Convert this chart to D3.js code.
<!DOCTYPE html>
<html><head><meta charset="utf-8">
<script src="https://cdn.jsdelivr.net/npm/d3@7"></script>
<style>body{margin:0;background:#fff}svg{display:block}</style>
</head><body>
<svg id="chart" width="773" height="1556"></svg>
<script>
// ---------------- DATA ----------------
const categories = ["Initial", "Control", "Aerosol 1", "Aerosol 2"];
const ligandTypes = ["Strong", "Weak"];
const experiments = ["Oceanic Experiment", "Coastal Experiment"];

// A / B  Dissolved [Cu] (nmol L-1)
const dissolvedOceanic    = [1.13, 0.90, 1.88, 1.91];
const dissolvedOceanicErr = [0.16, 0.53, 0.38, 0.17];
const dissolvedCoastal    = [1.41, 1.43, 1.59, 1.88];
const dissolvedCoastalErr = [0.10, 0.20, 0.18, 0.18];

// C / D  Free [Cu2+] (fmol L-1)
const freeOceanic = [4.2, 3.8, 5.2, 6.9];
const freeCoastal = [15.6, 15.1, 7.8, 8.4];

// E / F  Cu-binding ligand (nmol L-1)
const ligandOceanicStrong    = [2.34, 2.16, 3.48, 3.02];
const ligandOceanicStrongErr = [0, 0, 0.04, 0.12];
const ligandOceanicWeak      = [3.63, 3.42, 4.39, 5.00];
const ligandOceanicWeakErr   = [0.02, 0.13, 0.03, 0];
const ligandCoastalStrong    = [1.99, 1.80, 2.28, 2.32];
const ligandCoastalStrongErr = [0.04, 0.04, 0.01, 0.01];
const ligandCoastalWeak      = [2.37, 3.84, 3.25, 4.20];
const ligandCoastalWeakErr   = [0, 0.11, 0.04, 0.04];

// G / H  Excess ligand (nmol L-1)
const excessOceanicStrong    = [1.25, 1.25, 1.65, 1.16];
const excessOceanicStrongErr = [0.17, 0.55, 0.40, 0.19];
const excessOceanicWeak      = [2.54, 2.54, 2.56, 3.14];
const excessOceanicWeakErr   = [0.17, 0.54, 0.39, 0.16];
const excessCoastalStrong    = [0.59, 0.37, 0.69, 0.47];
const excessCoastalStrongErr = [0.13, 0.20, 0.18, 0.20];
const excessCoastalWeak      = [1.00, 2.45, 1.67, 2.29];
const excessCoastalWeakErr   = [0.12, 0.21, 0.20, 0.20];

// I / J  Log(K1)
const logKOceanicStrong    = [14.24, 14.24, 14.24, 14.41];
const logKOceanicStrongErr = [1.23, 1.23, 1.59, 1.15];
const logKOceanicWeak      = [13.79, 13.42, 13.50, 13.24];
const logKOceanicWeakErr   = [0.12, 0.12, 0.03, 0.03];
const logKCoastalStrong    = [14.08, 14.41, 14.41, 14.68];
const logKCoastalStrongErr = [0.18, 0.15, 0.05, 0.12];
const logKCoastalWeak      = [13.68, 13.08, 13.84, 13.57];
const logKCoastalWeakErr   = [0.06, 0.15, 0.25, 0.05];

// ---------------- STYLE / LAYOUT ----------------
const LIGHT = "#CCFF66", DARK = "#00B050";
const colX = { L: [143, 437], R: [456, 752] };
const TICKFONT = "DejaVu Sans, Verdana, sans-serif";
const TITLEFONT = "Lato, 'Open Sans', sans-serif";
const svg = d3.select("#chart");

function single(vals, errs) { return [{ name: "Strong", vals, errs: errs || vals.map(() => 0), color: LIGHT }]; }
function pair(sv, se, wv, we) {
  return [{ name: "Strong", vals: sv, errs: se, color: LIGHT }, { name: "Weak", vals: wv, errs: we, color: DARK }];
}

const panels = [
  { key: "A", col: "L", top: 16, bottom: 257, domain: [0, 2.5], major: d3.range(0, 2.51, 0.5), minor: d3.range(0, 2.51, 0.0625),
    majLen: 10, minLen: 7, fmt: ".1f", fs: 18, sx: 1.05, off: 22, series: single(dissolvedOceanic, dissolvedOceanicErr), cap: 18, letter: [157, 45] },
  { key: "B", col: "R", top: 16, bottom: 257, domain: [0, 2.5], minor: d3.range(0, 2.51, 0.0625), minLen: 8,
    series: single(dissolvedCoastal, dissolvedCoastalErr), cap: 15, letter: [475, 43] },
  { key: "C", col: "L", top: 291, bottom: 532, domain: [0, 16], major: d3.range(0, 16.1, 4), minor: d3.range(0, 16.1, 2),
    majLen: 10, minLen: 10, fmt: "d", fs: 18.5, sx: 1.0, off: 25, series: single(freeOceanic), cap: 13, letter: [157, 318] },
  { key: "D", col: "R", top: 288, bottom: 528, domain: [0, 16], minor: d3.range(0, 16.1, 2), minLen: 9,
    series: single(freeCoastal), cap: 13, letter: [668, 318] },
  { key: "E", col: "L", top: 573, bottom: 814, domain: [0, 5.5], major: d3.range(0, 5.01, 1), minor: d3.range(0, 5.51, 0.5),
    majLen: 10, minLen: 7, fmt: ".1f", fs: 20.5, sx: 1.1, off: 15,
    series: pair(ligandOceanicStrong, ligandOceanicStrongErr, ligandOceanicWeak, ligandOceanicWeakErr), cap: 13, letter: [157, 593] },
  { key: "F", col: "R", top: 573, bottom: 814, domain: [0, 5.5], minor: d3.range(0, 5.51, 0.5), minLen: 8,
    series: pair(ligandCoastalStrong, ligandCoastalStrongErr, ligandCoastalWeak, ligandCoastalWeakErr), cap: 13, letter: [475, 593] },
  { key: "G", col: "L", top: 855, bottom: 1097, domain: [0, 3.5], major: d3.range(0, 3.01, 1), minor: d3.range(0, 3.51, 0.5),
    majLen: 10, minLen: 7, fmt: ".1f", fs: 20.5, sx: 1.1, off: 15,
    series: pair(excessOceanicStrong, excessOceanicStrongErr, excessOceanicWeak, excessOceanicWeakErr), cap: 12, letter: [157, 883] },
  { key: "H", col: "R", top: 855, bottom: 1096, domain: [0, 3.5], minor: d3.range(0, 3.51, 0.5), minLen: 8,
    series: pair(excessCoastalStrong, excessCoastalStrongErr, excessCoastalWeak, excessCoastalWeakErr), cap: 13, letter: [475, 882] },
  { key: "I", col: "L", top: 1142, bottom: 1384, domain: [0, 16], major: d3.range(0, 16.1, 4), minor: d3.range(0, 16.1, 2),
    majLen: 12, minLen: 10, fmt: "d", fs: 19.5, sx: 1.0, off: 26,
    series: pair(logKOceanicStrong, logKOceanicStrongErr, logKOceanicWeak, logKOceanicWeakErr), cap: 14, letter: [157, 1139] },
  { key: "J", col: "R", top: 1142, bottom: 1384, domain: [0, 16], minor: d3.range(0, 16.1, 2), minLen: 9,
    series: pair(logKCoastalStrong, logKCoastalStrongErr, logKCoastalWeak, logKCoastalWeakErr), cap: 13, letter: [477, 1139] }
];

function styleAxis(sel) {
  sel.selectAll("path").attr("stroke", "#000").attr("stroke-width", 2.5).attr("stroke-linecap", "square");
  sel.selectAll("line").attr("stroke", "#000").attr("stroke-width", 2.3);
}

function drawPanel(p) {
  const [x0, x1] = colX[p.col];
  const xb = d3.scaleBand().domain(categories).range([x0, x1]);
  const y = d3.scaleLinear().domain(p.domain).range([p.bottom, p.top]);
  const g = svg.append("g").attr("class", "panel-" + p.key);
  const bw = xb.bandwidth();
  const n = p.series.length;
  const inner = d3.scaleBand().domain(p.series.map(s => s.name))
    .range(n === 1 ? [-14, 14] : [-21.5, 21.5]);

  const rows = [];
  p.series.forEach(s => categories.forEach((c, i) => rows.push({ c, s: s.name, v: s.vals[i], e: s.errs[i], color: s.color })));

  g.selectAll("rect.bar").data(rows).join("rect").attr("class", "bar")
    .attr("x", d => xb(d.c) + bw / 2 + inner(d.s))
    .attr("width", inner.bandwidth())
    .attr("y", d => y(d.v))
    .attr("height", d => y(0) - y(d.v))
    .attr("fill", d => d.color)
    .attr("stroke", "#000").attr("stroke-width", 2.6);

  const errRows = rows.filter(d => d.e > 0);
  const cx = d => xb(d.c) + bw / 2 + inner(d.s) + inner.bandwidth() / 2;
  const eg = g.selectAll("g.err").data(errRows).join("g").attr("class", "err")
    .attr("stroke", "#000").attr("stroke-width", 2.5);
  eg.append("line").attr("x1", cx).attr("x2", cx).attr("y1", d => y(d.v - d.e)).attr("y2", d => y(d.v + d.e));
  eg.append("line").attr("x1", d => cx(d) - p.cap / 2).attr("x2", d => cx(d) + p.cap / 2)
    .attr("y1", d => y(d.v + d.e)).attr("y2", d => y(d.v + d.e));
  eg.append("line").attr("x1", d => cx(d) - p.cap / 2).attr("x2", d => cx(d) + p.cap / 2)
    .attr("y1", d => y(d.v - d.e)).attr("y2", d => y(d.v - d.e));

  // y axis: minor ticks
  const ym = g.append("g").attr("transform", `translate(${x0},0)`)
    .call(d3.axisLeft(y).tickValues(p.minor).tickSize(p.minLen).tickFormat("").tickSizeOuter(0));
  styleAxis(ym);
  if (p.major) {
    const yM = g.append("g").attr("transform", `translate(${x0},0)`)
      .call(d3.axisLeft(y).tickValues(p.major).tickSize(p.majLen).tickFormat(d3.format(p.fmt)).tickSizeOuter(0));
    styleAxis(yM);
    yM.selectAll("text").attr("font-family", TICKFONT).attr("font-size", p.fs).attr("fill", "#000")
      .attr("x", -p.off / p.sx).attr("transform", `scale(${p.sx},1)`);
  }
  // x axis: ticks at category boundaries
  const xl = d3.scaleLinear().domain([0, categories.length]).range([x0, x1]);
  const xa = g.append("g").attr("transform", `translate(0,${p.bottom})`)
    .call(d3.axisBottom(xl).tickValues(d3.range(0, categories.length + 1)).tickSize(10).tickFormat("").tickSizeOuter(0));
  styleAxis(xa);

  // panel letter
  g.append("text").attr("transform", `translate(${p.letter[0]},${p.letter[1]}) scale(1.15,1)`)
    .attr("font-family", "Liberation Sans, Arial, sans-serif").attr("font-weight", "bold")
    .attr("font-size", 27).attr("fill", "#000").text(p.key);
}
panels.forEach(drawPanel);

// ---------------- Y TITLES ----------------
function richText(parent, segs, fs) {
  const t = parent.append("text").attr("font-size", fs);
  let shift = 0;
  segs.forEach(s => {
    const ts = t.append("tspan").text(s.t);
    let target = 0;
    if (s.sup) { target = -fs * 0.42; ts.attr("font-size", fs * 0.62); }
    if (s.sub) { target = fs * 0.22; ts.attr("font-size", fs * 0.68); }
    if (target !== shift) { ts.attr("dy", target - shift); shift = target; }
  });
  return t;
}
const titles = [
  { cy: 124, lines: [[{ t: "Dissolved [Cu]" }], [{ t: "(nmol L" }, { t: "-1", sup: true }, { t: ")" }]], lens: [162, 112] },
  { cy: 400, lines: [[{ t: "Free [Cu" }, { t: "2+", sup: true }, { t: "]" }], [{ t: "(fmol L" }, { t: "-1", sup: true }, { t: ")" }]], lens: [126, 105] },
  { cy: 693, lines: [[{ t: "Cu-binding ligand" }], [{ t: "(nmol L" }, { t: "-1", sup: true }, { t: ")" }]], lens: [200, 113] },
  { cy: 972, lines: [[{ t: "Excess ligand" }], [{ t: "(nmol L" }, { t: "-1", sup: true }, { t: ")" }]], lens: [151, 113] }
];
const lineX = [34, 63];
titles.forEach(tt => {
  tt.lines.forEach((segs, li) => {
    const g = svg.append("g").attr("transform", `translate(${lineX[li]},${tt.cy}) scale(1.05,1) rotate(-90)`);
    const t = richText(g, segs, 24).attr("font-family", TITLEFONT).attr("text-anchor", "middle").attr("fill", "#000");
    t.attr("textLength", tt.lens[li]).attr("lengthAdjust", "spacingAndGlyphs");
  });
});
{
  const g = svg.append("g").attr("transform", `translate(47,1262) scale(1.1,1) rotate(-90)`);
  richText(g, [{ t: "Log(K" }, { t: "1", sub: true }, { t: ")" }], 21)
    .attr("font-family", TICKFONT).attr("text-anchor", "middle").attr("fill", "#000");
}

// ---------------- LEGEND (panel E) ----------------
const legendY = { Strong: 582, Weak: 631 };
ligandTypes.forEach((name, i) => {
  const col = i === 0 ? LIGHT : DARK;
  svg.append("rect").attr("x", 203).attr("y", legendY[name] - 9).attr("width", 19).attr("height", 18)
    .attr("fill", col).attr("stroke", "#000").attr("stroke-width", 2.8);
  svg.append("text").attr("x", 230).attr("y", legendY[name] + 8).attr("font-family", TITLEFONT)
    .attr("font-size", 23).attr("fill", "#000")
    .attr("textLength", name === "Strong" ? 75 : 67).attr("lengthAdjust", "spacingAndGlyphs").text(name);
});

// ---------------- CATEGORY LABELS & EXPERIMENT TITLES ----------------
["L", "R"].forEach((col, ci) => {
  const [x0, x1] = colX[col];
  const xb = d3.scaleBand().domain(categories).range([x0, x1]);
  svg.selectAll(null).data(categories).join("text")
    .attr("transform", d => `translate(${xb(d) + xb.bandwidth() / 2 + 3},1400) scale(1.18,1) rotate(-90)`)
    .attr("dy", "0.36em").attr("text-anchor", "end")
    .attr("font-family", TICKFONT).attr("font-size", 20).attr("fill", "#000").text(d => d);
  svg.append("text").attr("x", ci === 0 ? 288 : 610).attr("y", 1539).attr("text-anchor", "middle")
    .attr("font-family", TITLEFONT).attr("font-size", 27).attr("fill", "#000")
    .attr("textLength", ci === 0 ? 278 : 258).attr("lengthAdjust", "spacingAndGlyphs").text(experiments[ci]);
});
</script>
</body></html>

--------

• Stated task
Exactly repeat the lines above, from the opening line through the one with "const freeCoastal = [15.6, 15.1, 7.8, 8.4];", and include nothing else.

• Task answer
Convert this chart to D3.js code.
<!DOCTYPE html>
<html><head><meta charset="utf-8">
<script src="https://cdn.jsdelivr.net/npm/d3@7"></script>
<style>body{margin:0;background:#fff}svg{display:block}</style>
</head><body>
<svg id="chart" width="773" height="1556"></svg>
<script>
// ---------------- DATA ----------------
const categories = ["Initial", "Control", "Aerosol 1", "Aerosol 2"];
const ligandTypes = ["Strong", "Weak"];
const experiments = ["Oceanic Experiment", "Coastal Experiment"];

// A / B  Dissolved [Cu] (nmol L-1)
const dissolvedOceanic    = [1.13, 0.90, 1.88, 1.91];
const dissolvedOceanicErr = [0.16, 0.53, 0.38, 0.17];
const dissolvedCoastal    = [1.41, 1.43, 1.59, 1.88];
const dissolvedCoastalErr = [0.10, 0.20, 0.18, 0.18];

// C / D  Free [Cu2+] (fmol L-1)
const freeOceanic = [4.2, 3.8, 5.2, 6.9];
const freeCoastal = [15.6, 15.1, 7.8, 8.4];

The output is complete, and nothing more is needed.